Difícil, pequeño mío, expresar en estas breves líneas tan profundos y variados sentimientos como los que me violentan esta mañana cuando te he acompañado a clase. Sí, ¡claro que me he emocionado! Pero de rabia, de impotencia y hasta de miedo porque, ¿dónde vas con tus doce años recién cumplidos, cargado, que caminabas encorvado, con unos 500 euros entre libros y material, sobre tus débiles espaldas? ¿Dónde vas, camino de un instituto que te viene grande, demasiado grande para tus pocos años? ¡Si fue ayer cuando grababa tus primeros balbuceos, cuando te llevaba de la mano a la guardería, cuando con tu gracia, talento y creatividad me inspiraste varias obras, hoy editadas y hasta traducidas! Rabia e impotencia y no porque hayas crecido, sino porque, nervioso, aturdido, reflexivo, caminabas entre tu grupo de compañeros y amigos, tan nerviosos y aturdidos como tú, a un escenario, cuya pasarela no debería ser todavía tu destino porque, a pesar de tus rabietas, tus aparentes precocidades de adolescente, no eres más que un niño, un pequeño que, abrumado por responsabilidades, vas perdiendo tu espontaneidad y perenne sonrisa…

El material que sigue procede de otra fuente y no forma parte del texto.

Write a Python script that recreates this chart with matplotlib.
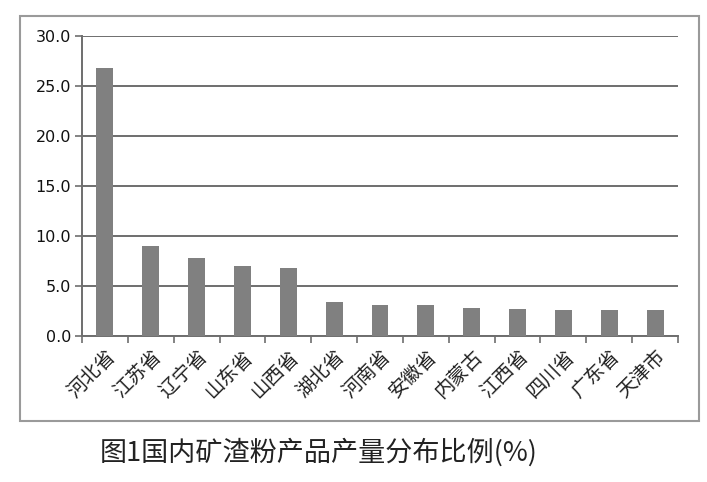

Rabia e impotencia, sí, porque no somos capaces de inventar una enseñanza más acorde con tus gustos, intereses, con tu edad… Y porque no somos capaces de inventar un mundo mejor donde te sientas seguro, donde puedas crecer siendo tú sin tener que ceder jamás ante el miedo o la intimidación por parte de los gigantes que acecharán tu bondad e ingenuidad para hacerte su presa. En esta primera mañana de tu asistencia a ese centro, quiero decirte algo: la vida es para todos una gran aventura, y tú has comenzado ya, demasiado pronto, a protagonizar la tuya.